Y empieza a contarme la vida y milagros de todo el gremio: quién era Alberto Uribe Sierra, el padre de Alvarito, cuándo va a empezar la guerra, quién va a ganar y quién va a perder, cuántos kilos despacha el uno en Cali y cuántos el otro en Medellín, cuántos «se le cayeron» a Fulano y cuántos «coronó» Sutano. Y cómo fue que él se les escapó a los federales de una corte en Manhattan durante un receso entre dos juicios antes de que sonara el martillo en el segundo, el juez gritara guilty! y le dieran cadena perpetua. Tras una odisea cinematográfica llegó al país un año después, besó el suelo patrio y juró que nunca más volvería a salir de Colombia. Ahora vive con su mujer en una pequeña finca, ¡feliz, y eso que es el único ex narcotraficante de la historia, y que no tiene un centavo!
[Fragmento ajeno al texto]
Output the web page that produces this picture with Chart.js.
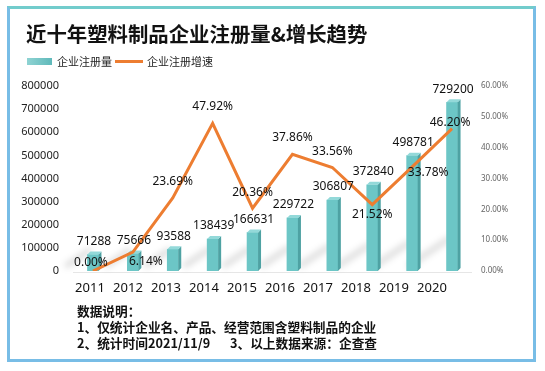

Pienso que este hombre increíblemente simpático —que ríe a carcajadas con unos dientes como los de Mack the Knife y antaño vendiera «mercancía» a los mafiosos Italianos de Nueva York— es, definitivamente, un tesoro mucho más grande que todos aquellos que otrora buscara Manolito de Arnaude. Y en los siguientes cinco años y medio, y casi hasta la muerte de Escobar, yo adoptaré a ese locuaz conversador como mi propia versión local de «Deep Throat», el misterioso personaje de la vida real, la escrita y la pantalla en Los hombres del presidente.
Aquel día en que le dije adiós a Pablo para siempre fue también el de la segunda y última vez que hablé con el primer presidente reelecto de Colombia (2002-2006-2010). Nunca volvería a verlos —ni a Escobar, ni al Doptor Varito— y ya sólo volvería a hablar con Pablo por teléfono. Pero por esas extrañas cosas de la Divina Providencia, y gracias a «Garganta Profunda», en el siguiente lustro yo sabría todo, todo lo que estaba ocurriendo en la vida y el mundo de Pablo Escobar. Ese altibajo mundo, aterrador y fascinante, de «la Banda de los Primos».